>> BEGIN
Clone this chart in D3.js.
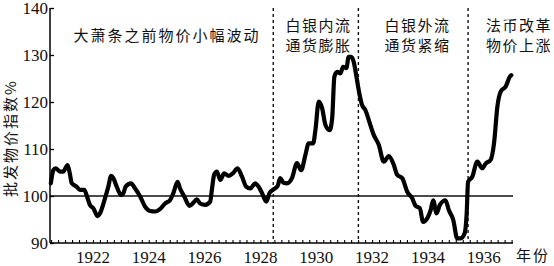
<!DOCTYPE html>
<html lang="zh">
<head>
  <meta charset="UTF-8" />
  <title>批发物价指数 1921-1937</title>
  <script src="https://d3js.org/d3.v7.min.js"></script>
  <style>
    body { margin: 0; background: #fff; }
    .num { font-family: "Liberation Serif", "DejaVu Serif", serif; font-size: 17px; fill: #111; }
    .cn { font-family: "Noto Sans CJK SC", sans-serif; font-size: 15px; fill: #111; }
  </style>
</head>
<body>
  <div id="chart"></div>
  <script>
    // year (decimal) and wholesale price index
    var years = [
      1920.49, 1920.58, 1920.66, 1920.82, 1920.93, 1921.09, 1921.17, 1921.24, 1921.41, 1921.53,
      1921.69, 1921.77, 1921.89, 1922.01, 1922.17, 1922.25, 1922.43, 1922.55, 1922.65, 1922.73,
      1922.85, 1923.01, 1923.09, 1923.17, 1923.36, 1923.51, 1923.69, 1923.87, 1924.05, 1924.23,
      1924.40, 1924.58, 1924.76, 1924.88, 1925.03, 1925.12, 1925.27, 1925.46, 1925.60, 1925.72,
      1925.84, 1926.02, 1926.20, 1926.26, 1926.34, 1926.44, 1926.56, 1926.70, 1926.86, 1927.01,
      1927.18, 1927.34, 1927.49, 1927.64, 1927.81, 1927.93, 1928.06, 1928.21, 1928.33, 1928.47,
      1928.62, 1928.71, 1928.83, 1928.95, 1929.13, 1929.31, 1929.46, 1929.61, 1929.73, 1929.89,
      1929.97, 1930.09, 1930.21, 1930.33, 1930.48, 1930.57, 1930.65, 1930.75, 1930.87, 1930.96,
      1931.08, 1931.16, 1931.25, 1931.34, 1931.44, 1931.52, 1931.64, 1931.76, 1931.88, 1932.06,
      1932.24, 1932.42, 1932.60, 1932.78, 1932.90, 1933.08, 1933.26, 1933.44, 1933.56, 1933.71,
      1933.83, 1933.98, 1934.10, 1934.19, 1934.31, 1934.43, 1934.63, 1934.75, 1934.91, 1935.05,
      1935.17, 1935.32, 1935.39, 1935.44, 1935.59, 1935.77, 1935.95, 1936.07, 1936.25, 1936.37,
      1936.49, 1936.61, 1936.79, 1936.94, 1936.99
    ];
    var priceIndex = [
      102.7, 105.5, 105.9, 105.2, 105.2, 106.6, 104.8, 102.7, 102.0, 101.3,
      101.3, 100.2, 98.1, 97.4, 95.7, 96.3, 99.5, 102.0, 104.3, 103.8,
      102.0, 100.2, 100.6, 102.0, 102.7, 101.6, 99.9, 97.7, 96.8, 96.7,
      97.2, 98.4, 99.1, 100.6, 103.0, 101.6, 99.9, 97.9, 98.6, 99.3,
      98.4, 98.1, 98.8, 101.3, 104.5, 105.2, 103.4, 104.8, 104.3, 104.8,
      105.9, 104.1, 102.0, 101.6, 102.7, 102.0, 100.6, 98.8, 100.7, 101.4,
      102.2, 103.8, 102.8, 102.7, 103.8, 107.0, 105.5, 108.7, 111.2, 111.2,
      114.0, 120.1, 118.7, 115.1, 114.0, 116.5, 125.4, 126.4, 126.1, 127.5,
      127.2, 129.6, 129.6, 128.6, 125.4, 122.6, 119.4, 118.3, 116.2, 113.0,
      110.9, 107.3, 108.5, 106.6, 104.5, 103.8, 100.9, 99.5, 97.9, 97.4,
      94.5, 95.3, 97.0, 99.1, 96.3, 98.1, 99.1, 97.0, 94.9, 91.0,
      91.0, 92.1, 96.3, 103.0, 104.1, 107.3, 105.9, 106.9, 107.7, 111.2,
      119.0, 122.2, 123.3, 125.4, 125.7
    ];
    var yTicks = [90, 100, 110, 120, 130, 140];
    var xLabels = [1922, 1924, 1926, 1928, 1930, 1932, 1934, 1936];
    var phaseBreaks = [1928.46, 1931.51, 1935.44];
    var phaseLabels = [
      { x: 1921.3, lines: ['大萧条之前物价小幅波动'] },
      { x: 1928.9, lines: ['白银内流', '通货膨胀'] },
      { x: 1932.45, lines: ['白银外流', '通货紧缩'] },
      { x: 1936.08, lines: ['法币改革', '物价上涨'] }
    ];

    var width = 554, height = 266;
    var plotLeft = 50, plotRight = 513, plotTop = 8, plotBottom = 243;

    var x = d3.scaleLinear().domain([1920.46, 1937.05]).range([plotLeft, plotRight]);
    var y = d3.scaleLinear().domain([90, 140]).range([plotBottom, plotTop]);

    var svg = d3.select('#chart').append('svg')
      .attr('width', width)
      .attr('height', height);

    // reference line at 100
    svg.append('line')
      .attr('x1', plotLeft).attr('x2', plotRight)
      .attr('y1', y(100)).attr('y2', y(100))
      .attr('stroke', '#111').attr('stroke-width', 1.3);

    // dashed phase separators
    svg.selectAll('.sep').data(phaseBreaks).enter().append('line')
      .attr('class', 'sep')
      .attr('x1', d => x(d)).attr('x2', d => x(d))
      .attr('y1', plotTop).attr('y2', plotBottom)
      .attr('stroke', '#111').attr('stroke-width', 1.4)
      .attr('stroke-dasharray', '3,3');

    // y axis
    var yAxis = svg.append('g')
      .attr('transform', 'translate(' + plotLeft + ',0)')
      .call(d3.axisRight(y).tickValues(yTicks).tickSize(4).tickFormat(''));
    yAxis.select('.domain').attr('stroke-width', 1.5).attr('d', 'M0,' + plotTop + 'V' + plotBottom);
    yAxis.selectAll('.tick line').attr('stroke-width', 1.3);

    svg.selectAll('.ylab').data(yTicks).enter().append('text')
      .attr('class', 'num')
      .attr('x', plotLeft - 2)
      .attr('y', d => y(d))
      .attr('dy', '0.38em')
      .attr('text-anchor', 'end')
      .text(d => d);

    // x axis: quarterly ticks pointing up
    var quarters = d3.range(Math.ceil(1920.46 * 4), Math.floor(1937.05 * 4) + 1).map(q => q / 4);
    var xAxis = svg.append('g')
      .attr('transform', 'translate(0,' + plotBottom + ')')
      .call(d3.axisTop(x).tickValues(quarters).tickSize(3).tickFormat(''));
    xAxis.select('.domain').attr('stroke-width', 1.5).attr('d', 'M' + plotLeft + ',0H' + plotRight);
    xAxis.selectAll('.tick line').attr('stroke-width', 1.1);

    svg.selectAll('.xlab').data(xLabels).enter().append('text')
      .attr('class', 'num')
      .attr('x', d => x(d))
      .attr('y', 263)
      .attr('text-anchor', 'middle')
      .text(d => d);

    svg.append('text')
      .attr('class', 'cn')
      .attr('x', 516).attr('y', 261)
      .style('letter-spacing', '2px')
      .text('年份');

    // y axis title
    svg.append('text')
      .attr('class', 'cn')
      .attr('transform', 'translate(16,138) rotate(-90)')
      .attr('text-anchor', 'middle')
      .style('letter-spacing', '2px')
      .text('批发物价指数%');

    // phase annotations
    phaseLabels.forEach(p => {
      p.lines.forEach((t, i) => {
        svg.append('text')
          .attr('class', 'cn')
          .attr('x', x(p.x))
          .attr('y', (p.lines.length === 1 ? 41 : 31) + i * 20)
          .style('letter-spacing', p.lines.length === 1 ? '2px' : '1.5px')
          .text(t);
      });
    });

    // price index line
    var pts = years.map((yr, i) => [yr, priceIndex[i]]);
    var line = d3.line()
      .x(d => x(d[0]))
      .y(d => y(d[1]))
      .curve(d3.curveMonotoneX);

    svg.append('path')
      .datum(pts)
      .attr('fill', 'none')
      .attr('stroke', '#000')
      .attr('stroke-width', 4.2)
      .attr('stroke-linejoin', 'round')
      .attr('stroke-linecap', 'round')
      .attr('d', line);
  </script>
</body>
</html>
>> END
- **Exercise**:
Quote every line word for word and keep the images out of the copy.

- **Solution for this task**:
Clone this chart in D3.js.
<!DOCTYPE html>
<html lang="zh">
<head>
  <meta charset="UTF-8" />
  <title>批发物价指数 1921-1937</title>
  <script src="https://d3js.org/d3.v7.min.js"></script>
  <style>
    body { margin: 0; background: #fff; }
    .num { font-family: "Liberation Serif", "DejaVu Serif", serif; font-size: 17px; fill: #111; }
    .cn { font-family: "Noto Sans CJK SC", sans-serif; font-size: 15px; fill: #111; }
  </style>
</head>
<body>
  <div id="chart"></div>
  <script>
    // year (decimal) and wholesale price index
    var years = [
      1920.49, 1920.58, 1920.66, 1920.82, 1920.93, 1921.09, 1921.17, 1921.24, 1921.41, 1921.53,
      1921.69, 1921.77, 1921.89, 1922.01, 1922.17, 1922.25, 1922.43, 1922.55, 1922.65, 1922.73,
      1922.85, 1923.01, 1923.09, 1923.17, 1923.36, 1923.51, 1923.69, 1923.87, 1924.05, 1924.23,
      1924.40, 1924.58, 1924.76, 1924.88, 1925.03, 1925.12, 1925.27, 1925.46, 1925.60, 1925.72,
      1925.84, 1926.02, 1926.20, 1926.26, 1926.34, 1926.44, 1926.56, 1926.70, 1926.86, 1927.01,
      1927.18, 1927.34, 1927.49, 1927.64, 1927.81, 1927.93, 1928.06, 1928.21, 1928.33, 1928.47,
      1928.62, 1928.71, 1928.83, 1928.95, 1929.13, 1929.31, 1929.46, 1929.61, 1929.73, 1929.89,
      1929.97, 1930.09, 1930.21, 1930.33, 1930.48, 1930.57, 1930.65, 1930.75, 1930.87, 1930.96,
      1931.08, 1931.16, 1931.25, 1931.34, 1931.44, 1931.52, 1931.64, 1931.76, 1931.88, 1932.06,
      1932.24, 1932.42, 1932.60, 1932.78, 1932.90, 1933.08, 1933.26, 1933.44, 1933.56, 1933.71,
      1933.83, 1933.98, 1934.10, 1934.19, 1934.31, 1934.43, 1934.63, 1934.75, 1934.91, 1935.05,
      1935.17, 1935.32, 1935.39, 1935.44, 1935.59, 1935.77, 1935.95, 1936.07, 1936.25, 1936.37,
      1936.49, 1936.61, 1936.79, 1936.94, 1936.99
    ];
    var priceIndex = [
      102.7, 105.5, 105.9, 105.2, 105.2, 106.6, 104.8, 102.7, 102.0, 101.3,
      101.3, 100.2, 98.1, 97.4, 95.7, 96.3, 99.5, 102.0, 104.3, 103.8,
      102.0, 100.2, 100.6, 102.0, 102.7, 101.6, 99.9, 97.7, 96.8, 96.7,
      97.2, 98.4, 99.1, 100.6, 103.0, 101.6, 99.9, 97.9, 98.6, 99.3,
      98.4, 98.1, 98.8, 101.3, 104.5, 105.2, 103.4, 104.8, 104.3, 104.8,
      105.9, 104.1, 102.0, 101.6, 102.7, 102.0, 100.6, 98.8, 100.7, 101.4,
      102.2, 103.8, 102.8, 102.7, 103.8, 107.0, 105.5, 108.7, 111.2, 111.2,
      114.0, 120.1, 118.7, 115.1, 114.0, 116.5, 125.4, 126.4, 126.1, 127.5,
      127.2, 129.6, 129.6, 128.6, 125.4, 122.6, 119.4, 118.3, 116.2, 113.0,
      110.9, 107.3, 108.5, 106.6, 104.5, 103.8, 100.9, 99.5, 97.9, 97.4,
      94.5, 95.3, 97.0, 99.1, 96.3, 98.1, 99.1, 97.0, 94.9, 91.0,
      91.0, 92.1, 96.3, 103.0, 104.1, 107.3, 105.9, 106.9, 107.7, 111.2,
      119.0, 122.2, 123.3, 125.4, 125.7
    ];
    var yTicks = [90, 100, 110, 120, 130, 140];
    var xLabels = [1922, 1924, 1926, 1928, 1930, 1932, 1934, 1936];
    var phaseBreaks = [1928.46, 1931.51, 1935.44];
    var phaseLabels = [
      { x: 1921.3, lines: ['大萧条之前物价小幅波动'] },
      { x: 1928.9, lines: ['白银内流', '通货膨胀'] },
      { x: 1932.45, lines: ['白银外流', '通货紧缩'] },
      { x: 1936.08, lines: ['法币改革', '物价上涨'] }
    ];

    var width = 554, height = 266;
    var plotLeft = 50, plotRight = 513, plotTop = 8, plotBottom = 243;

    var x = d3.scaleLinear().domain([1920.46, 1937.05]).range([plotLeft, plotRight]);
    var y = d3.scaleLinear().domain([90, 140]).range([plotBottom, plotTop]);

    var svg = d3.select('#chart').append('svg')
      .attr('width', width)
      .attr('height', height);

    // reference line at 100
    svg.append('line')
      .attr('x1', plotLeft).attr('x2', plotRight)
      .attr('y1', y(100)).attr('y2', y(100))
      .attr('stroke', '#111').attr('stroke-width', 1.3);

    // dashed phase separators
    svg.selectAll('.sep').data(phaseBreaks).enter().append('line')
      .attr('class', 'sep')
      .attr('x1', d => x(d)).attr('x2', d => x(d))
      .attr('y1', plotTop).attr('y2', plotBottom)
      .attr('stroke', '#111').attr('stroke-width', 1.4)
      .attr('stroke-dasharray', '3,3');

    // y axis
    var yAxis = svg.append('g')
      .attr('transform', 'translate(' + plotLeft + ',0)')
      .call(d3.axisRight(y).tickValues(yTicks).tickSize(4).tickFormat(''));
    yAxis.select('.domain').attr('stroke-width', 1.5).attr('d', 'M0,' + plotTop + 'V' + plotBottom);
    yAxis.selectAll('.tick line').attr('stroke-width', 1.3);

    svg.selectAll('.ylab').data(yTicks).enter().append('text')
      .attr('class', 'num')
      .attr('x', plotLeft - 2)
      .attr('y', d => y(d))
      .attr('dy', '0.38em')
      .attr('text-anchor', 'end')
      .text(d => d);

    // x axis: quarterly ticks pointing up
    var quarters = d3.range(Math.ceil(1920.46 * 4), Math.floor(1937.05 * 4) + 1).map(q => q / 4);
    var xAxis = svg.append('g')
      .attr('transform', 'translate(0,' + plotBottom + ')')
      .call(d3.axisTop(x).tickValues(quarters).tickSize(3).tickFormat(''));
    xAxis.select('.domain').attr('stroke-width', 1.5).attr('d', 'M' + plotLeft + ',0H' + plotRight);
    xAxis.selectAll('.tick line').attr('stroke-width', 1.1);

    svg.selectAll('.xlab').data(xLabels).enter().append('text')
      .attr('class', 'num')
      .attr('x', d => x(d))
      .attr('y', 263)
      .attr('text-anchor', 'middle')
      .text(d => d);

    svg.append('text')
      .attr('class', 'cn')
      .attr('x', 516).attr('y', 261)
      .style('letter-spacing', '2px')
      .text('年份');

    // y axis title
    svg.append('text')
      .attr('class', 'cn')
      .attr('transform', 'translate(16,138) rotate(-90)')
      .attr('text-anchor', 'middle')
      .style('letter-spacing', '2px')
      .text('批发物价指数%');

    // phase annotations
    phaseLabels.forEach(p => {
      p.lines.forEach((t, i) => {
        svg.append('text')
          .attr('class', 'cn')
          .attr('x', x(p.x))
          .attr('y', (p.lines.length === 1 ? 41 : 31) + i * 20)
          .style('letter-spacing', p.lines.length === 1 ? '2px' : '1.5px')
          .text(t);
      });
    });

    // price index line
    var pts = years.map((yr, i) => [yr, priceIndex[i]]);
    var line = d3.line()
      .x(d => x(d[0]))
      .y(d => y(d[1]))
      .curve(d3.curveMonotoneX);

    svg.append('path')
      .datum(pts)
      .attr('fill', 'none')
      .attr('stroke', '#000')
      .attr('stroke-width', 4.2)
      .attr('stroke-linejoin', 'round')
      .attr('stroke-linecap', 'round')
      .attr('d', line);
  </script>
</body>
</html>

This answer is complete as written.